Word Cloud of jobs in Data Science

Word cloud is a text mining technique to visualize words that give greater prominence to the word appearing more frequently.
In the following sections, we will build word clouds of data science job description in few steps using R. Let’s get started.
1. Create a text data
The data set contains a text of 50 job descriptions(data scientist, data analyst and data engineer) from three US cities - San Francisco, Seattle and New York.
2. Load packages
pacman::p_load(tm,wordcloud,wordcloud2, RColorBrewer)
Note: p_load() function of pacman package loads other packages in R without needing to download them. tm is for text mining - corpus, text cleaning and document term matrix. wordcloud is to generate word cloud and RColorBrewer is for color palettes.
3. Load text data
data_science <- readLines("ds.txt")
data_science <- gsub("[^A-Z a-z]", "", data_science) # keep characters only
4. Text cleaning
First, load data as a corpus. Corpus contains a list of document. In this case, we have one document.
data_corpus <- Corpus(VectorSource(data_science))
Secondly, we remove words that don’t add context i.e. stop words including some words that are irrelevant in our analysis. Additionally, we utilize other text cleaning techniques.
data_clean <- tm_map(data_corpus,removePunctuation)
data_clean <- tm_map(data_clean,removeWords, c(stopwords("en"), "you",
"data","will","science", "etc", "andor", "including", "experience"))

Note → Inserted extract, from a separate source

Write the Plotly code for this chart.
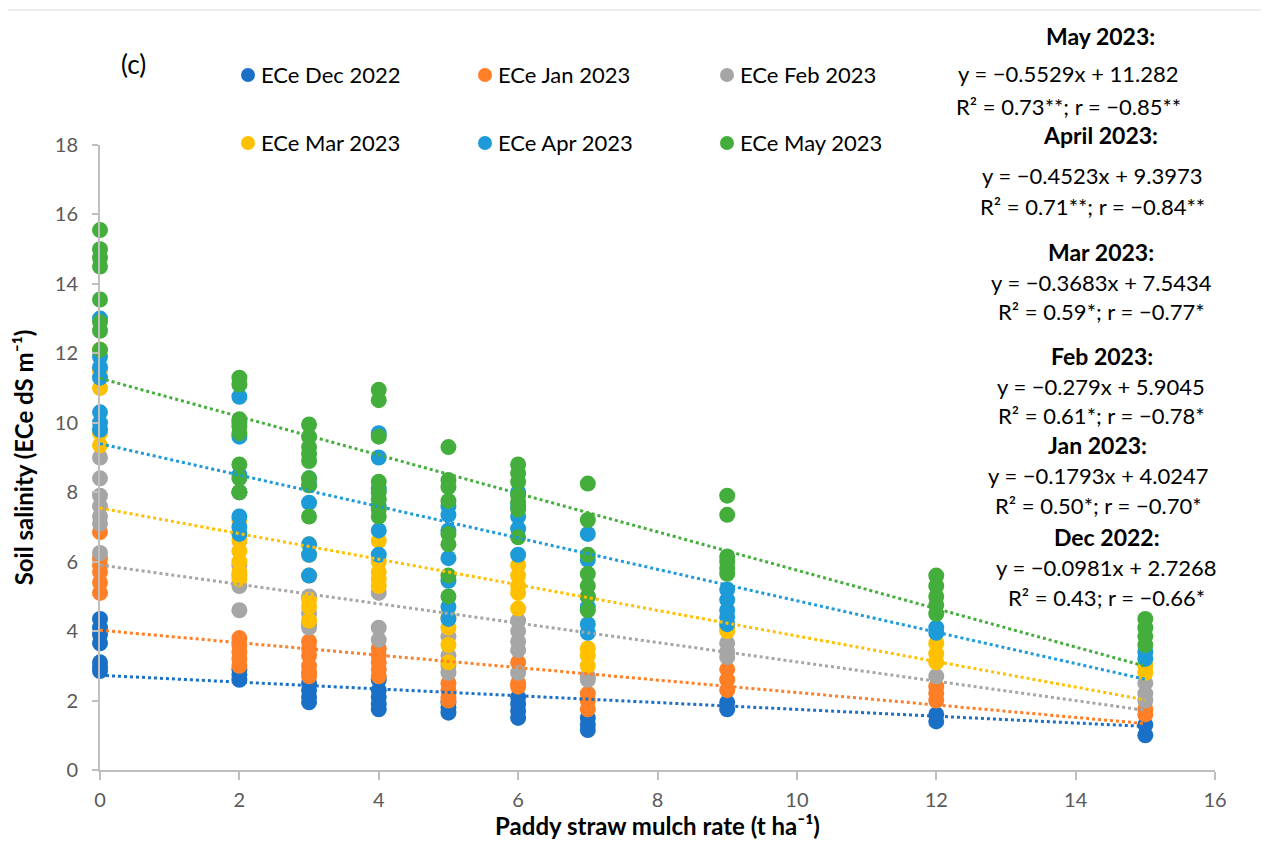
import plotly.graph_objects as go

# ---------------- data ----------------
rates = [0, 2, 3, 4, 5, 6, 7, 9, 12, 15]

dec = [[4.35, 4.1, 3.9, 3.65, 3.1, 2.95, 2.85], [2.9, 2.75, 2.6], [2.5, 2.3, 2.1, 1.95],
       [2.6, 2.3, 2.1, 1.9, 1.75], [1.95, 1.8, 1.65], [2.1, 1.9, 1.7, 1.5], [1.5, 1.3, 1.15],
       [1.95, 1.75], [1.6, 1.4], [1.3, 1.0]]
jan = [[6.85, 6.1, 5.9, 5.7, 5.4, 5.1], [3.8, 3.6, 3.4, 3.2, 3.0], [3.7, 3.5, 3.3, 3.0, 2.8, 2.7],
       [3.5, 3.3, 3.1, 2.9, 2.7], [2.5, 2.3, 2.1, 2.0], [3.1, 2.5, 2.4], [2.2, 2.0, 1.75],
       [2.9, 2.6, 2.3], [2.4, 2.2, 2.0], [1.75, 1.6]]
feb = [[9.0, 8.4, 7.9, 7.6, 7.3, 7.1, 6.25], [5.9, 5.6, 5.3, 4.6], [5.0, 4.5, 4.2, 4.1],
       [5.1, 4.1, 3.75], [3.85, 3.3, 3.0, 2.8], [4.3, 4.0, 3.7, 3.45, 2.8], [2.7, 2.6],
       [3.65, 3.4, 3.25], [2.7], [2.5, 2.2, 2.0]]
mar = [[12.1, 11.5, 11.0, 9.7, 9.35], [8.0, 7.2, 6.6, 6.3, 6.0, 5.7, 5.5], [6.5, 6.2, 5.6, 4.9, 4.7, 4.3],
       [6.6, 6.0, 5.7, 5.5, 5.3], [4.4, 4.1, 3.6, 3.1], [5.9, 5.6, 5.3, 5.1, 4.65], [3.5, 3.3, 3.0],
       [4.1, 4.0], [3.65, 3.35, 3.1], [3.0, 2.8]]
apr = [[13.0, 11.9, 11.6, 11.3, 10.3, 10.0, 9.8], [10.75, 10.0, 9.6, 8.5, 8.0, 7.3, 7.0, 6.8],
       [8.4, 8.2, 7.7, 6.5, 6.2, 5.6], [9.7, 9.0, 8.1, 7.6, 6.9, 6.2],
       [7.6, 7.35, 6.9, 6.1, 5.45, 4.7, 4.35], [8.0, 7.6, 7.3, 6.95, 6.2],
       [6.8, 6.05, 5.0, 4.7, 4.2, 3.95], [5.2, 4.9, 4.6, 4.4, 4.2], [4.1, 3.95], [3.4, 3.2]]
may = [[15.55, 15.0, 14.75, 14.5, 13.55, 12.9, 12.65, 12.1], [11.3, 11.1, 10.1, 9.9, 9.7, 8.8, 8.4, 8.0],
       [9.95, 9.6, 9.3, 9.1, 8.9, 8.4, 8.2, 7.3], [10.95, 10.65, 9.6, 8.3, 8.0, 7.8, 7.5, 7.3],
       [9.3, 8.35, 8.15, 7.75, 6.8, 6.5, 5.6, 5.0], [8.8, 8.55, 8.3, 7.9, 7.7, 7.5, 6.7],
       [8.25, 7.2, 6.2, 5.65, 5.3, 5.0, 4.6], [7.9, 7.35, 6.15, 6.0, 5.8, 5.65],
       [5.6, 5.3, 5.0, 4.75, 4.5], [4.35, 4.1, 3.85, 3.6]]

series_names = ["ECe Dec 2022", "ECe Jan 2023", "ECe Feb 2023", "ECe Mar 2023", "ECe Apr 2023", "ECe May 2023"]
series_data = [dec, jan, feb, mar, apr, may]
colors = ["#1A70C6", "#FF7F27", "#A6A6A6", "#FFC000", "#1D9BD8", "#44AE3C"]

slopes = [-0.0981, -0.1793, -0.279, -0.3683, -0.4523, -0.5529]
intercepts = [2.7268, 4.0247, 5.9045, 7.5434, 9.3973, 11.282]
trend_x = [0, 15]

eq_titles = ["May 2023:", "April 2023:", "Mar 2023:", "Feb 2023:", "Jan 2023:", "Dec 2022:"]
eq_lines = ["y = −0.5529x + 11.282", "y = −0.4523x + 9.3973", "y = −0.3683x + 7.5434",
            "y = −0.279x + 5.9045", "y = −0.1793x + 4.0247", "y = −0.0981x + 2.7268"]
eq_stats = ["R² = 0.73**; r = −0.85**", "R² = 0.71**; r = −0.84**", "R² = 0.59*; r = −0.77*",
            "R² = 0.61*; r = −0.78*", "R² = 0.50*; r = −0.70*", "R² = 0.43; r = −0.66*"]

# ---------------- figure ----------------
OFF = 8                      # page body margin offset
W, H = 1269 - OFF, 841 - OFF
L, R, T, B = 92, 54, 137, 71
PW, PH = W - L - R, H - T - B
FONT = "Lato"

# page-pixel -> paper coordinates (plot area on the page: x 100..1215, y 145..770)
X0P, Y0P = L + OFF, T + OFF + PH


def px(xp):
    return (xp - X0P) / PW


def py(yp):
    return (Y0P - yp) / PH


fig = go.Figure()

for name, data, col in zip(series_names, series_data, colors):
    xs, ys = [], []
    for r, vals in zip(rates, data):
        for v in vals:
            xs.append(r)
            ys.append(v)
    fig.add_trace(go.Scatter(x=xs, y=ys, mode="markers", name=name, showlegend=False,
                             marker=dict(size=16, color=col, line=dict(width=0)),
                             cliponaxis=False))

for m, c, col in zip(slopes, intercepts, colors):
    fig.add_trace(go.Scatter(x=trend_x, y=[m * xx + c for xx in trend_x], mode="lines",
                             showlegend=False, hoverinfo="skip",
                             line=dict(color=col, width=3, dash="dot")))

shapes = []
annotations = []

# border of chart area
shapes.append(dict(type="rect", xref="paper", yref="paper", x0=px(7), x1=px(1290),
                   y0=py(860), y1=py(10), line=dict(color="#D9D9D9", width=1), layer="below"))

# manual legend (2 rows x 3 columns)
leg_pos = [(248, 75), (485, 75), (727, 75), (248, 143), (485, 143), (727, 143)]
for (lx, ly), name, col in zip(leg_pos, series_names, colors):
    shapes.append(dict(type="circle", xref="paper", yref="paper", xsizemode="pixel", ysizemode="pixel",
                       xanchor=px(lx), yanchor=py(ly), x0=-7, x1=7, y0=-7, y1=7,
                       fillcolor=col, line=dict(width=0)))
    annotations.append(dict(text=name, xref="paper", yref="paper", x=px(lx + 11), y=py(ly),
                            xanchor="left", yanchor="middle", showarrow=False,
                            font=dict(family=FONT, size=22, color="#000000")))

annotations.append(dict(text="(c)", xref="paper", yref="paper", x=px(133), y=py(64),
                        xanchor="center", yanchor="middle", showarrow=False,
                        font=dict(family=FONT, size=26, color="#000000")))

# equation blocks: (title center x, title y, eq y, stats y, eq center x)
eq_pos = [(1100, 36, 73, 106, 1068), (1100, 135, 175, 206, 1092), (1101, 252, 282, 311, 1101),
          (1102, 356, 386, 415, 1101), (1097, 445, 475, 505, 1098), (1107, 537, 567, 597, 1106)]
for (cx, ty, ey, sy, ecx), t, e, s in zip(eq_pos, eq_titles, eq_lines, eq_stats):
    annotations.append(dict(text="<b>" + t + "</b>", xref="paper", yref="paper", x=px(cx), y=py(ty),
                            xanchor="center", yanchor="middle", showarrow=False,
                            font=dict(family=FONT, size=23, color="#000000")))
    annotations.append(dict(text=e, xref="paper", yref="paper", x=px(ecx), y=py(ey),
                            xanchor="center", yanchor="middle", showarrow=False,
                            font=dict(family=FONT, size=22, color="#000000")))
    annotations.append(dict(text=s, xref="paper", yref="paper", x=px(ecx), y=py(sy),
                            xanchor="center", yanchor="middle", showarrow=False,
                            font=dict(family=FONT, size=22, color="#000000")))

fig.update_layout(
    width=W, height=H,
    margin=dict(l=L, r=R, t=T, b=B, autoexpand=False),
    paper_bgcolor="white", plot_bgcolor="white",
    showlegend=False,
    shapes=shapes, annotations=annotations,
    xaxis=dict(range=[0, 16], tickmode="linear", tick0=0, dtick=2, showgrid=False, zeroline=False,
               showline=True, linecolor="#BFBFBF", linewidth=2, ticks="outside", ticklen=8,
               tickcolor="#BFBFBF", tickwidth=1.5, ticklabelstandoff=3,
               tickfont=dict(family=FONT, size=20, color="#595959"),
               title=dict(text="<b>Paddy straw mulch rate (t ha⁻¹)</b>", standoff=3,
                          font=dict(family=FONT, size=24, color="#000000"))),
    yaxis=dict(range=[0, 18], tickmode="linear", tick0=0, dtick=2, showgrid=False, zeroline=False,
               showline=True, linecolor="#BFBFBF", linewidth=2, ticks="outside", ticklen=6,
               tickcolor="#BFBFBF", tickwidth=1.5, ticklabelstandoff=10,
               tickfont=dict(family=FONT, size=20, color="#595959"),
               title=dict(text="<b>Soil salinity (ECe dS m⁻¹)</b>", standoff=14,
                          font=dict(family=FONT, size=24, color="#000000"))),
)

fig.write_html("out.html")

data_clean <- tm_map(data_clean, stripWhitespace)
data_clean <- tm_map(data_clean, tolower)
5. Document Term Matrix
Our data is in unstructured form. To do further analysis, we convert data to tabular format. This can be achieved via a document term matrix(dtm) which displays a word with its frequency in matrix format.
dtm_data <- TermDocumentMatrix(data_clean)

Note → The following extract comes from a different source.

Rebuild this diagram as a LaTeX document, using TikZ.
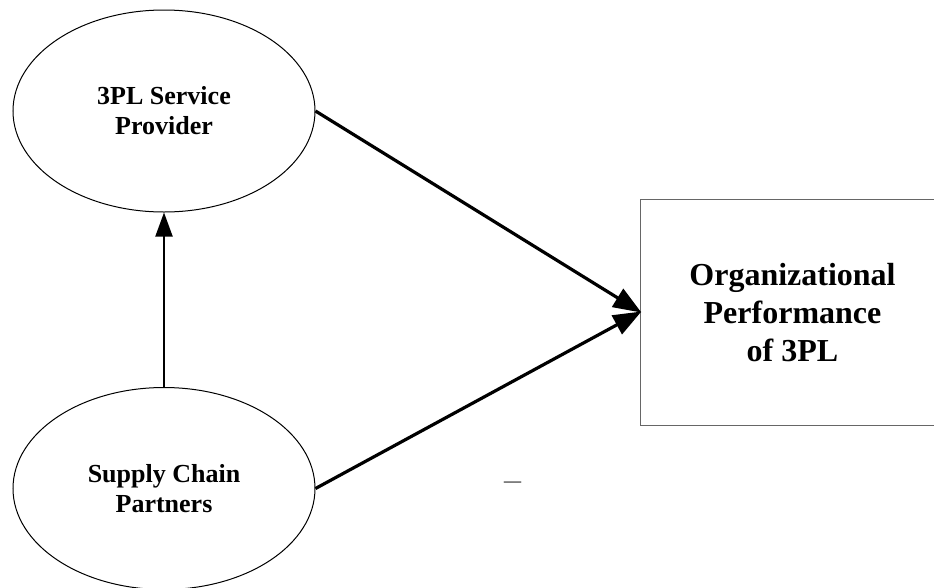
\documentclass[tikz,border=0pt]{standalone}
\usepackage{fontspec}
\setmainfont{Liberation Serif}
\usetikzlibrary{arrows.meta,shapes.geometric}
\begin{document}
\begin{tikzpicture}[x=1pt,y=-1pt,
  construct/.style={draw=black, line width=1pt, ellipse, minimum width=302pt, minimum height=202pt,
    inner sep=0pt, align=center, font=\fontsize{26}{30}\selectfont\bfseries},
  outcome/.style={rectangle, minimum width=304pt, minimum height=225.5pt,
    inner sep=0pt, align=center, font=\fontsize{32}{38}\selectfont\bfseries},
  boxedge/.style={draw=black!60, line width=1.2pt},
  linkarrow/.style={draw=black, line width=3.2pt, -{Triangle[length=28pt,width=21pt]}, shorten >=-1pt},
  uparrow/.style={draw=black, line width=2pt, -{Triangle[length=24pt,width=17pt]}},
]
\useasboundingbox (0,0) rectangle (934,587);
\node[construct] (sp) at (164,111) {3PL Service\\Provider};
\node[construct] (scp) at (164,488.5) {Supply Chain\\Partners};
\node[outcome] (op) at (792.5,312.25) {Organizational\\Performance\\of 3PL};
% the box runs on past the right edge of the page
\draw[boxedge] (op.north east) -- (op.north west) -- (op.south west) -- (op.south east);
\coordinate (tip) at (640.5,312);
\node[text=black!55, font=\fontsize{34}{34}\selectfont, inner sep=0pt] (dash) at (512.5,486) {–};
\draw[linkarrow] (sp.east) -- (tip);
\draw[linkarrow] (scp.east) -- (tip);
\draw[uparrow] (scp.north) -- (sp.south);
\end{tikzpicture}
\end{document}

m <- as.matrix(dtm_data) # convert to matrix
v <- sort(rowSums(m), decreasing = TRUE)
df <- data.frame(word = names(v), frequency = v)
head(df,10) # top 10 words
## word frequency
## experience experience 84
## learning learning 68
## business business 67
## models models 61
## you you 57
## machine machine 56
## work work 53
## strong strong 53
## engineering engineering 51
## ability ability 51
Let’s visualize with bar plot.
w <- rowSums(m)
w <- subset(w, w>=17)
barplot(w,
las = 2,
col = rainbow(25))
6. Generate world cloud
set.seed(1999) # for reproducibility
wordcloud(words = df$word,freq = df$frequency, min.freq = 20,
max.words = 80, random.order = F, rot.per = 0.25, scale = c(3, .3), colors = palette())

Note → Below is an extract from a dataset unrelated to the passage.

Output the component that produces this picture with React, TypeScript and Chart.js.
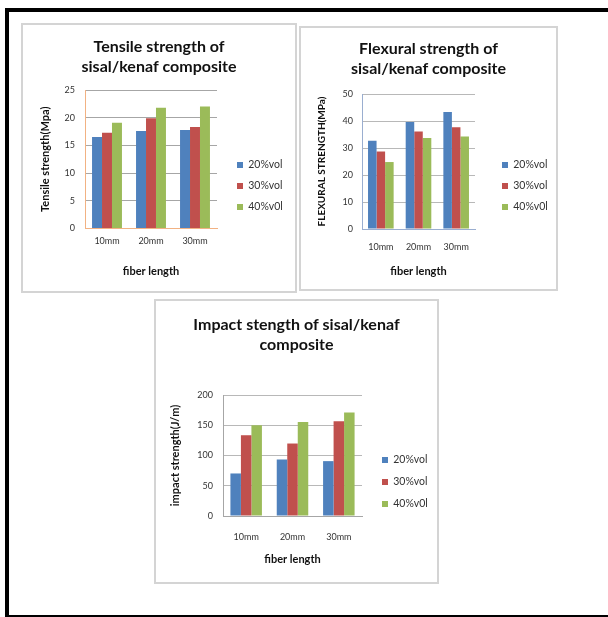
import React, { useEffect, useRef } from "react";
import { Chart, registerables } from "chart.js";

Chart.register(...registerables);

// ---- data ----
const fiberLengths = ["10mm", "20mm", "30mm"];
const seriesNames = ["20%vol", "30%vol", "40%v0l"];
const seriesColors = ["#4F81BD", "#C0504D", "#9BBB59"];

const tensile20 = [16.5, 17.6, 17.8];
const tensile30 = [17.3, 19.9, 18.3];
const tensile40 = [19.1, 21.8, 22.0];

const flexural20 = [32.7, 39.6, 43.3];
const flexural30 = [28.7, 36.1, 37.7];
const flexural40 = [24.8, 33.7, 34.3];

const impact20 = [70.3, 93.4, 90.7];
const impact30 = [133.5, 119.8, 156.6];
const impact40 = [150, 155.5, 170.9];

const tensileAxis = { max: 25, step: 5 };
const flexuralAxis = { max: 50, step: 10 };
const impactAxis = { max: 200, step: 50 };

const FONT = "Lato, 'Open Sans', 'DejaVu Sans', sans-serif";

type Spec = {
  box: { x: number; y: number; w: number; h: number };
  plot: { l: number; t: number; r: number; b: number };
  title: string[];
  titleLine1: number;
  yTitle: string;
  yTitleSize: number;
  yTitleX: number;
  yTickPad: number;
  xLabelY: number;
  xTitleY: number;
  legend: { x: number; y: number; gap: number };
  axis: { max: number; step: number };
  series: number[][];
  axisColor: string;
  gridColor: string;
};

const TITLE_SIZE = 16;
const TITLE_LH = 20;
const TICK_SIZE = 9;
const AXTITLE_SIZE = 11;
const LEG_SIZE = 10.5;

function BarPanel({ spec }: { spec: Spec }) {
  const ref = useRef<HTMLCanvasElement | null>(null);
  useEffect(() => {
    const canvas = ref.current!;
    const { box, plot } = spec;
    const W = box.w;
    const H = box.h;
    const titlePadTop = spec.titleLine1 - TITLE_LH / 2;
    const titlePadBottom = plot.t - titlePadTop - TITLE_LH * spec.title.length;
    const axLH = AXTITLE_SIZE * 1.2;
    const yLH = spec.yTitleSize * 1.2;
    const tickLH = TICK_SIZE * 1.2;
    const legendItemH = Math.max(LEG_SIZE, 7);
    const legendPad = spec.legend.gap - legendItemH;

    const legendPlacer = {
      id: "legendPlacer",
      afterLayout(chart: any) {
        const lg = chart.legend;
        if (!lg) return;
        const w = lg.width;
        const h = lg.height;
        lg.left = spec.legend.x - legendPad;
        lg.right = lg.left + w;
        lg.top = spec.legend.y - legendPad - legendItemH / 2;
        lg.bottom = lg.top + h;
      },
    };

    const chart = new Chart(canvas, {
      type: "bar",
      data: {
        labels: fiberLengths,
        datasets: spec.series.map((vals, i) => ({
          label: seriesNames[i],
          data: vals,
          backgroundColor: seriesColors[i],
          borderWidth: 0,
          categoryPercentage: 0.68,
          barPercentage: 1.0,
        })),
      },
      options: {
        animation: false,
        responsive: false,
        maintainAspectRatio: false,
        devicePixelRatio: 1,
        layout: { padding: 0 },
        plugins: {
          tooltip: { enabled: false },
          title: {
            display: true,
            text: spec.title,
            color: "#111",
            font: { family: FONT, size: TITLE_SIZE, weight: "bold", lineHeight: TITLE_LH / TITLE_SIZE },
            padding: { top: titlePadTop, bottom: titlePadBottom },
          },
          legend: {
            display: true,
            position: "chartArea",
            align: "start",
            labels: {
              boxWidth: 6,
              boxHeight: 6,
              padding: legendPad,
              color: "#333",
              textAlign: "left",
              font: { family: FONT, size: LEG_SIZE },
            },
          },
        },
        scales: {
          x: {
            grid: { display: false, drawTicks: false },
            border: { display: true, color: spec.axisColor, width: 1 },
            ticks: {
              color: "#333",
              padding: spec.xLabelY - plot.b - tickLH / 2,
              font: { family: FONT, size: TICK_SIZE },
            },
            title: {
              display: true,
              text: "fiber length",
              color: "#111",
              font: { family: FONT, size: AXTITLE_SIZE, weight: "bold" },
              padding: { top: 0, bottom: H - spec.xTitleY - axLH / 2 },
            },
            afterFit: (s: any) => {
              s.height = H - plot.b;
            },
          },
          y: {
            min: 0,
            max: spec.axis.max,
            grid: { color: spec.gridColor, drawTicks: false, lineWidth: 1 },
            border: { display: true, color: spec.axisColor, width: 1 },
            ticks: {
              stepSize: spec.axis.step,
              color: "#333",
              padding: spec.yTickPad,
              font: { family: FONT, size: TICK_SIZE },
            },
            title: {
              display: true,
              text: spec.yTitle,
              color: "#111",
              font: { family: FONT, size: spec.yTitleSize, weight: "bold" },
              padding: { top: spec.yTitleX - yLH / 2, bottom: 0 },
            },
            afterFit: (s: any) => {
              s.width = plot.l;
            },
          },
          // spacer on the right side that reserves room for the legend column
          legendSpace: {
            type: "linear",
            position: "right",
            display: true,
            grid: { display: false, drawTicks: false },
            border: { display: false },
            ticks: { display: false },
            afterFit: (s: any) => {
              s.width = W - plot.r;
            },
          },
        },
      } as any,
      plugins: [legendPlacer],
    });
    return () => chart.destroy();
  }, [spec]);

  const { box } = spec;
  return (
    <>
      <canvas
        ref={ref}
        width={box.w}
        height={box.h}
        style={{ position: "absolute", left: box.x, top: box.y, width: box.w, height: box.h, background: "#fff" }}
      />
      <div
        style={{
          position: "absolute",
          left: box.x - 1,
          top: box.y - 1,
          width: box.w + 2,
          height: box.h + 2,
          boxSizing: "border-box",
          border: "2px solid #d4d4d4",
          pointerEvents: "none",
        }}
      />
    </>
  );
}

const specs: Spec[] = [
  {
    box: { x: 22, y: 24, w: 274, h: 268 },
    plot: { l: 63, t: 66, r: 195, b: 204.5 },
    title: ["Tensile strength of", "sisal/kenaf composite"],
    titleLine1: 23,
    yTitle: "Tensile strength(Mpa)",
    yTitleSize: 11,
    yTitleX: 23,
    yTickPad: 10,
    xLabelY: 217,
    xTitleY: 247,
    legend: { x: 215, y: 141, gap: 21 },
    axis: tensileAxis,
    series: [tensile20, tensile30, tensile40],
    axisColor: "#f2b283",
    gridColor: "#a6a6a6",
  },
  {
    box: { x: 300, y: 27, w: 257, h: 263 },
    plot: { l: 62, t: 67, r: 175, b: 202 },
    title: ["Flexural strength of", "sisal/kenaf composite"],
    titleLine1: 22,
    yTitle: "FLEXURAL STRENGTH(MPa)",
    yTitleSize: 10,
    yTitleX: 22,
    yTickPad: 9,
    xLabelY: 220,
    xTitleY: 244,
    legend: { x: 202, y: 138, gap: 21 },
    axis: flexuralAxis,
    series: [flexural20, flexural30, flexural40],
    axisColor: "#9aaed0",
    gridColor: "#b8b8b8",
  },
  {
    box: { x: 155, y: 300, w: 283, h: 283 },
    plot: { l: 68, t: 95, r: 207, b: 216 },
    title: ["Impact stength of sisal/kenaf", "composite"],
    titleLine1: 25,
    yTitle: "impact strength(J/m)",
    yTitleSize: 11,
    yTitleX: 20,
    yTickPad: 10,
    xLabelY: 237,
    xTitleY: 259,
    legend: { x: 227, y: 160, gap: 22 },
    axis: impactAxis,
    series: [impact20, impact30, impact40],
    axisColor: "#a6a6a6",
    gridColor: "#b8b8b8",
  },
];

export default function App() {
  return (
    <div style={{ position: "absolute", left: 0, top: 0, width: 608, height: 617, background: "#fff", overflow: "hidden" }}>
      <div style={{ position: "absolute", left: 5, top: 8, width: 603, height: 4, background: "#000" }} />
      <div style={{ position: "absolute", left: 5, top: 8, width: 4, height: 609, background: "#000" }} />
      <div style={{ position: "absolute", left: 5, top: 615, width: 603, height: 2, background: "#000" }} />
      {specs.map((s, i) => (
        <BarPanel key={i} spec={s} />
      ))}
    </div>
  );
}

wordcloud2 package is a great alternative to create interactive word cloud.
set.seed(2000)
w <- data.frame(names(v), v)
colnames(w) <- c('word', 'freq')
wordcloud2(w,
size = 0.30,
shape = 'star',
rotateRatio = 0.5,
minSize = 1)
That’s how we build a word cloud. The most used keywords standout better in a word cloud. World clouds are easy to understand descriptive tool, visually engaging, simple yet impactful. However, analysis are limited to the insights of data. More extensive statistical analysis may be required for deep understanding of the data.